A thesis submitted to Shivaji University for the degree of Doctor of Philosophy in Electronics under the guidance of Dr. G.K.Mukherjee
Part of Conclusion : The radio signals are affected by space weather. The ionosphere imposes the most
detrimental effects on the radio signal passing through it. Dispersive nature of the ionosphere and use of two frequencies in GPS facilitate estimation of ionospheric TEC which is an important parameter in the study of L-Band communication though the ionosphere. Rate of TEC (ROT) from GPS can illustrate the features of the ionospheric scintillations. Highly disturbed ionosphere can cause cycle slips in GPS data. Very good
correlation is found between the TEC derived from IRI-95 model and GPS using developed software.

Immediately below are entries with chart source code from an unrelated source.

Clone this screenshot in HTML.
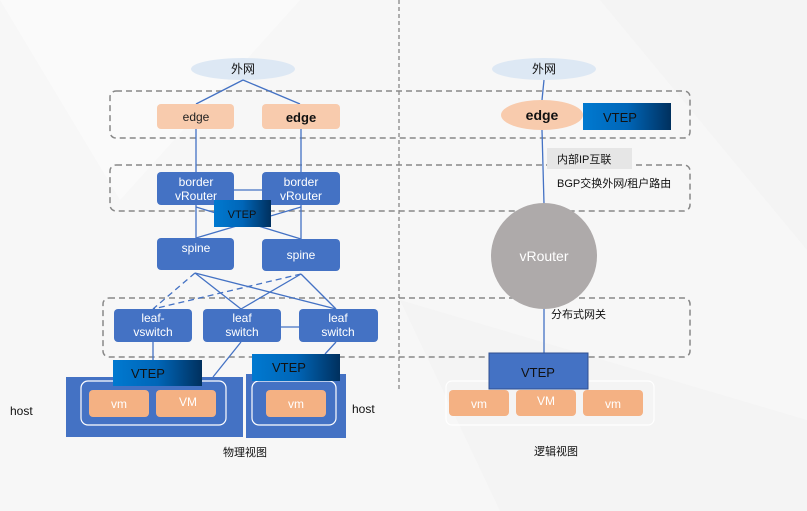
<!DOCTYPE html>
<html><head><meta charset="utf-8"><style>
html,body{margin:0;padding:0;background:#f7f7f7;}
svg{display:block;font-family:"Liberation Sans","Noto Sans CJK SC",sans-serif;}
</style></head><body>
<svg width="807" height="511" viewBox="0 0 807 511" xmlns="http://www.w3.org/2000/svg">
<defs>
<linearGradient id="g" x1="0" x2="1" y1="0" y2="0"><stop offset="0" stop-color="#0079d0"/><stop offset="0.5" stop-color="#0066b8"/><stop offset="1" stop-color="#00305e"/></linearGradient>
</defs>
<rect width="807" height="511" fill="#f7f7f7"/>
<polygon points="0,0 300,0 120,200" fill="#fafafa"/>
<polygon points="600,0 807,0 807,250" fill="#f4f4f4"/>
<polygon points="400,300 807,420 807,511 500,511" fill="#f4f4f4"/>
<line x1="399" y1="0" x2="399" y2="392" stroke="#666" stroke-width="1" stroke-dasharray="4,3"/>
<g fill="none" stroke="#888" stroke-width="1.5" stroke-dasharray="6,4">
<rect x="110" y="91" width="580" height="47" rx="6"/>
<rect x="110" y="165" width="580" height="46" rx="6"/>
<rect x="103" y="298" width="587" height="59" rx="6"/>
</g>
<ellipse cx="243" cy="69" rx="52" ry="11" fill="#dde8f4"/>
<ellipse cx="544" cy="69" rx="52" ry="11" fill="#dde8f4"/>
<g stroke="#4472c4" stroke-width="1.3" fill="none">
<line x1="243" y1="80" x2="196" y2="104"/><line x1="243" y1="80" x2="300" y2="104"/>
<line x1="196" y1="129" x2="196" y2="172"/><line x1="301" y1="129" x2="301" y2="172"/>
<line x1="234" y1="190" x2="262" y2="190"/>
<line x1="196" y1="205" x2="196" y2="238"/><line x1="301" y1="205" x2="301" y2="239"/>
<line x1="196" y1="207" x2="301" y2="239"/><line x1="301" y1="207" x2="196" y2="238"/>
<line x1="195" y1="273" x2="241" y2="309"/><line x1="195" y1="273" x2="336" y2="309"/>
<line x1="301" y1="274" x2="241" y2="309"/><line x1="301" y1="274" x2="336" y2="309"/>
<line x1="195" y1="273" x2="153" y2="309" stroke-dasharray="6,4"/>
<line x1="301" y1="274" x2="153" y2="309" stroke-dasharray="6,4"/>
<line x1="281" y1="327" x2="299" y2="327"/>
<line x1="153" y1="342" x2="153" y2="360"/>
<line x1="241" y1="342" x2="213" y2="377"/>
<line x1="336" y1="342" x2="325" y2="354"/>
<line x1="544" y1="80" x2="542" y2="100"/>
<line x1="542" y1="130" x2="544" y2="204"/>
<line x1="544" y1="308" x2="544" y2="353"/>
</g>
<g font-size="12" fill="#fff" text-anchor="middle">
<rect x="157" y="104" width="77" height="25" rx="4" fill="#f8cbad"/>
<text x="196" y="121" fill="#222">edge</text>
<rect x="262" y="104" width="78" height="25" rx="4" fill="#f8cbad"/>
<text x="301" y="122" fill="#111" font-weight="bold" font-size="13">edge</text>
<rect x="157" y="172" width="77" height="33" rx="4" fill="#4472c4"/>
<text x="196" y="186">border</text><text x="196" y="200">vRouter</text>
<rect x="262" y="172" width="78" height="33" rx="4" fill="#4472c4"/>
<text x="301" y="186">border</text><text x="301" y="200">vRouter</text>
<rect x="214" y="200" width="57" height="27" fill="url(#g)"/>
<text x="242" y="218" fill="#111" font-size="11">VTEP</text>
<rect x="157" y="238" width="77" height="32" rx="4" fill="#4472c4"/>
<text x="196" y="252">spine</text>
<rect x="262" y="239" width="78" height="32" rx="4" fill="#4472c4"/>
<text x="301" y="259">spine</text>
<rect x="114" y="309" width="78" height="33" rx="4" fill="#4472c4"/>
<text x="153" y="322">leaf-</text><text x="153" y="336">vswitch</text>
<rect x="203" y="309" width="78" height="33" rx="4" fill="#4472c4"/>
<text x="242" y="322">leaf</text><text x="242" y="336">switch</text>
<rect x="299" y="309" width="79" height="33" rx="4" fill="#4472c4"/>
<text x="338" y="322">leaf</text><text x="338" y="336">switch</text>
<rect x="66" y="377" width="177" height="60" fill="#4472c4"/>
<rect x="81" y="381" width="145" height="44" rx="7" fill="none" stroke="#fff" stroke-width="1.2"/>
<rect x="246" y="374" width="100" height="64" fill="#4472c4"/>
<rect x="252" y="381" width="84" height="44" rx="7" fill="none" stroke="#fff" stroke-width="1.2"/>
<rect x="113" y="360" width="89" height="26" fill="url(#g)"/>
<text x="148" y="378" fill="#111" font-size="13">VTEP</text>
<rect x="252" y="354" width="88" height="27" fill="url(#g)"/>
<text x="289" y="372" fill="#111" font-size="13">VTEP</text>
<rect x="89" y="390" width="60" height="27" rx="4" fill="#f4b183"/><text x="119" y="408">vm</text>
<rect x="156" y="390" width="60" height="27" rx="4" fill="#f4b183"/><text x="188" y="406">VM</text>
<rect x="266" y="390" width="60" height="27" rx="4" fill="#f4b183"/><text x="296" y="408">vm</text>
<ellipse cx="542" cy="115" rx="41" ry="15" fill="#f8cbad"/>
<text x="542" y="120" fill="#111" font-weight="bold" font-size="14">edge</text>
<rect x="583" y="103" width="88" height="27" fill="url(#g)"/>
<text x="620" y="122" fill="#111" font-size="13">VTEP</text>
<circle cx="544" cy="256" r="53" fill="#aeaaaa"/>
<text x="544" y="261" font-size="14">vRouter</text>
<rect x="446" y="381" width="208" height="44" rx="6" fill="none" stroke="#fff" stroke-width="1.2"/>
<rect x="489" y="353" width="99" height="36" fill="#4472c4" stroke="#2f4f8f"/>
<text x="538" y="377" fill="#111" font-size="13">VTEP</text>
<rect x="449" y="390" width="60" height="26" rx="4" fill="#f4b183"/><text x="479" y="408">vm</text>
<rect x="516" y="390" width="60" height="26" rx="4" fill="#f4b183"/><text x="546" y="405">VM</text>
<rect x="583" y="390" width="60" height="26" rx="4" fill="#f4b183"/><text x="613" y="408">vm</text>
</g>
<g font-size="12" fill="#111">
<text x="243" y="73" text-anchor="middle">外网</text>
<text x="544" y="73" text-anchor="middle">外网</text>
<rect x="547" y="148" width="85" height="21" fill="#e6e6e6"/>
<text x="557" y="163" font-size="11">内部IP互联</text>
<text x="557" y="187" font-size="11">BGP交换外网/租户路由</text>
<text x="551" y="318" font-size="11">分布式网关</text>
<text x="10" y="415">host</text>
<text x="352" y="413">host</text>
<text x="245" y="456" text-anchor="middle" font-size="11">物理视图</text>
<text x="556" y="455" text-anchor="middle" font-size="11">逻辑视图</text>
</g>
</svg>
</body></html>
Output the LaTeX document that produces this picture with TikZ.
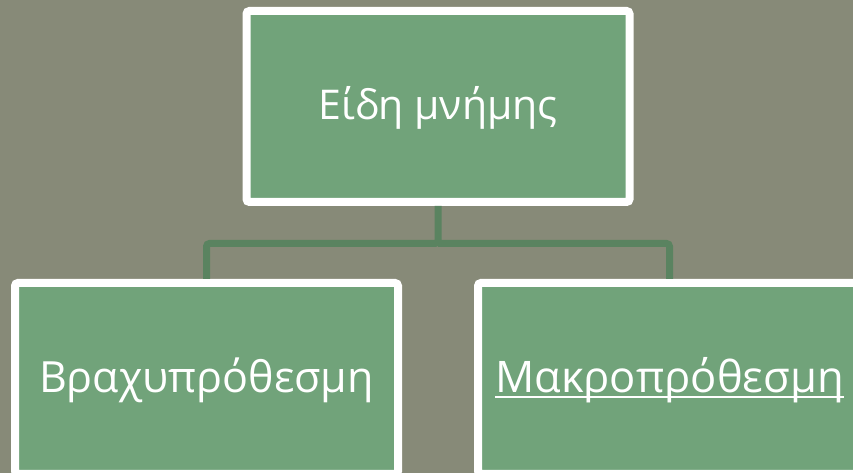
\documentclass[tikz,border=0pt]{standalone}
\usepackage{fontspec}
\setmainfont{Open Sans}
\usepackage{tikz}
\usetikzlibrary{positioning}
\usepackage{xcolor}

\definecolor{bgolive}{RGB}{135,138,120}
\definecolor{boxgreen}{RGB}{113,163,122}
\definecolor{linkgreen}{RGB}{90,131,96}

\newcommand{\lowrule}[1]{\setbox0\hbox{#1}\rlap{\rule[-5.5pt]{\wd0}{2pt}}\box0}

\begin{document}
\begin{tikzpicture}[x=1pt,y=1pt,
		box/.style={draw=white, line width=8pt, outer sep=4pt, fill=boxgreen, rounded corners=3pt,
			minimum width=383pt, minimum height=191pt, inner sep=0pt, text=white},
		link/.style={draw=linkgreen, line width=7pt, rounded corners=3pt}]
		\fill[bgolive] (0,0) rectangle (853,473);
		\useasboundingbox (0,0) rectangle (853,473);
		\draw (438,366.5) node[box, font=\fontsize{41}{48}\selectfont, text height=27pt, text depth=0pt] (kinds) {Είδη μνήμης}
		(206.5,94.5) node[box, font=\fontsize{43}{50}\selectfont, text height=29pt, text depth=0pt] (shortterm) {Βραχυπρόθεσμη}
		(669.5,94.5) node[box, font=\fontsize{43.5}{50}\selectfont, text height=29pt, text depth=0pt] (longterm) {\lowrule{Μακροπρόθεσμη}};
		\coordinate (fork) at (438,229.5);
		
		\draw[link] (kinds.south) -- (fork) -| (shortterm.north);
		\draw[link] (fork) -| (longterm.north);
	\end{tikzpicture}
\end{document}
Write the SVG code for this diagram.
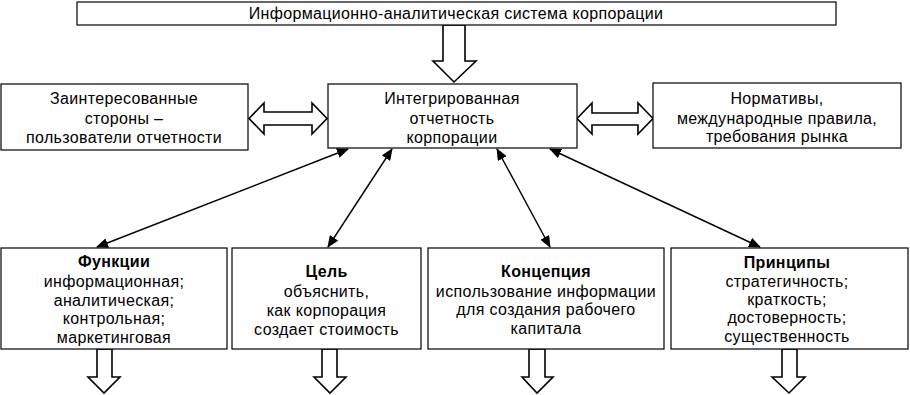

It is concluded from the present analysis that our TEC estimation procedure may underestimate actual TEC by less than 10 TECU. The magnitude of underestimation mainly depends on the plasmaspheric electron content. It should be noted that these errors are mainly caused by the two assumptions; one is the thin-shell model assumption and the other is the homogeneity of vertical TEC in the area covered with a GPS receiver
It is also evident from the results that the IRI model derived TEC values are higher than GPS TEC values in the order of few TECUs, which could be due to longer propagation path of GPS signals in the ionosphere. The satellite trajectory can give sufficient information about ionospheric conditions in space and time precisely. The GPS TEC determination software presented in this chapter can be used to process other stations data, which would be useful in mapping the distribution of ionospheric TEC over low latitude region such as India.